Review: the Four Seasons Las Vegas hotel – is it worth the splurge?
Links on Head for Points may support the site by paying a commission. See here for all partner links.
For my three nights in Las Vegas, I booked myself into the luxurious Four Seasons Las Vegas hotel. Here is my review of the Four Seasons Las Vegas along with a selection of photographs.
Hotels in Las Vegas are b-i-g. The Mandalay Bay, where my conference was being held, has over 3000 rooms. If you include the Delano – officially part of the same complex but in its own tower – it has over 4,000 rooms. The Four Seasons Las Vegas also operates as part of the Mandalay Bay complex.

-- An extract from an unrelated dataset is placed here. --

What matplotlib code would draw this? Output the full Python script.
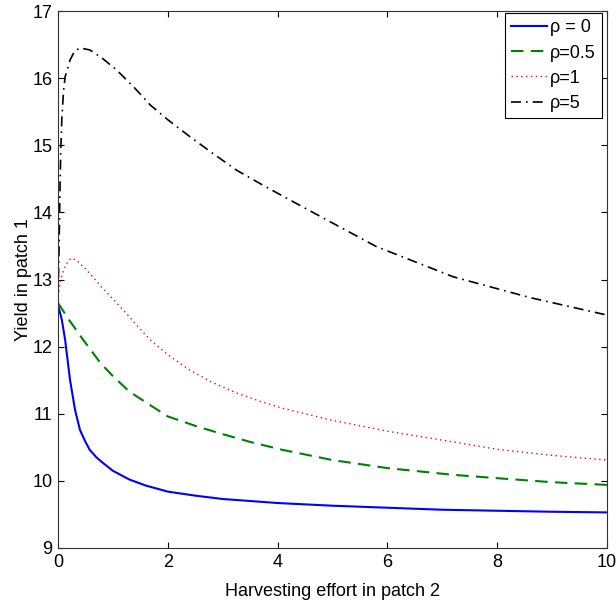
import matplotlib
matplotlib.use("Agg")
import matplotlib.pyplot as plt

plt.rcParams['font.family'] = ['Liberation Sans', 'DejaVu Sans']

# rho = 0
x0 = [0, 0.07, 0.13, 0.22, 0.31, 0.4, 0.5, 0.58, 0.7, 0.83, 1.0, 1.3, 1.6, 2.0, 2.5, 3.0,
      4.0, 5.0, 6.0, 7.0, 8.0, 9.0, 10.0]
y0 = [12.62, 12.4, 12.1, 11.5, 11.06, 10.76, 10.58, 10.46, 10.35, 10.26, 10.15, 10.02, 9.93,
      9.84, 9.78, 9.73, 9.67, 9.63, 9.60, 9.57, 9.555, 9.54, 9.53]
# rho = 0.5
x05 = [0, 0.2, 0.46, 0.77, 1.0, 1.3, 1.6, 2.0, 2.5, 2.9, 3.5, 4.1, 5.0, 6.0, 7.2, 8.0, 9.0, 10.0]
y05 = [12.65, 12.4, 12.1, 11.76, 11.56, 11.33, 11.17, 10.96, 10.82, 10.72, 10.58, 10.46, 10.31,
       10.19, 10.09, 10.04, 9.98, 9.94]
# rho = 1
x1 = [0, 0.05, 0.1, 0.18, 0.25, 0.35, 0.45, 0.58, 0.8, 1.07, 1.25, 1.4, 1.68, 2.0, 2.4, 2.8,
      3.25, 3.7, 4.1, 4.95, 6.0, 7.2, 8.0, 9.0, 10.0]
y1 = [12.75, 13.0, 13.14, 13.27, 13.32, 13.28, 13.2, 13.09, 12.88, 12.65, 12.49, 12.35, 12.10,
      11.88, 11.65, 11.47, 11.31, 11.18, 11.08, 10.91, 10.74, 10.58, 10.47, 10.38, 10.31]
# rho = 5
x5 = [0, 0.02, 0.035, 0.05, 0.07, 0.1, 0.13, 0.22, 0.3, 0.4, 0.58, 0.8, 1.07, 1.4, 1.68, 2.0,
      2.4, 2.8, 3.25, 3.7, 4.1, 4.89, 5.8, 7.2, 8.6, 10.0]
y5 = [12.7, 13.5, 14.3, 14.9, 15.4, 15.8, 16.02, 16.27, 16.4, 16.45, 16.42, 16.3, 16.12, 15.85,
      15.60, 15.38, 15.13, 14.89, 14.63, 14.42, 14.24, 13.89, 13.49, 13.04, 12.73, 12.47]

fig = plt.figure(figsize=(6.16, 6.05), dpi=100)
ax = fig.add_axes([58/616, 57/605, 549/616, 537/605])

ax.plot(x0, y0, color=(0, 0, 1), lw=1.5, ls='-', label='ρ = 0')
ax.plot(x05, y05, color=(0, 0.5, 0), lw=1.5, ls=(0, (6, 3.5)), label='ρ=0.5')
ax.plot(x1, y1, color=(1, 0, 0), lw=1.0, ls=(0, (1, 2.5)), label='ρ=1')
ax.plot(x5, y5, color='black', lw=1.2, ls=(0, (6, 3, 1, 3)), label='ρ=5')

ax.set_xlim(0, 10)
ax.set_ylim(9, 17)
ax.set_xticks([0, 2, 4, 6, 8, 10])
ax.set_yticks([9, 10, 11, 12, 13, 14, 15, 16, 17])
ax.tick_params(direction='in', length=4, width=0.8, top=True, right=True,
               labelsize=13, pad=4)
for s in ax.spines.values():
    s.set_linewidth(0.8)
    s.set_color('#333333')

ax.set_xlabel('Harvesting effort in patch 2', fontsize=13, labelpad=9)
ax.set_ylabel('Yield in patch 1', fontsize=13, labelpad=0)

leg = ax.legend(loc='upper right', bbox_to_anchor=(0.991, 0.996), borderaxespad=0,
                fontsize=13, handlelength=2.0, handletextpad=0.15, labelspacing=0.45,
                fancybox=False, framealpha=1, borderpad=0.35)
leg.get_frame().set_edgecolor('black')
leg.get_frame().set_linewidth(0.8)

fig.savefig('out.png', dpi=100)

Even that is a bit puny by Vegas standards. This Wikipedia list of the largest hotels in the world features six Las Vegas hotels in the top 10. The Mandalay Bay can only squeeze in to number 8.
These hotels typically run at over 90% occupancy, and effectively 100% at weekends. Can you imagine what it is like checking in, going to the breakfast buffet or getting a lounger at the pool in a property with over 4000 rooms?!
Add in the fact that I was only there for three nights and flying directly in from London, it seemed stressful. There was an alternative, though.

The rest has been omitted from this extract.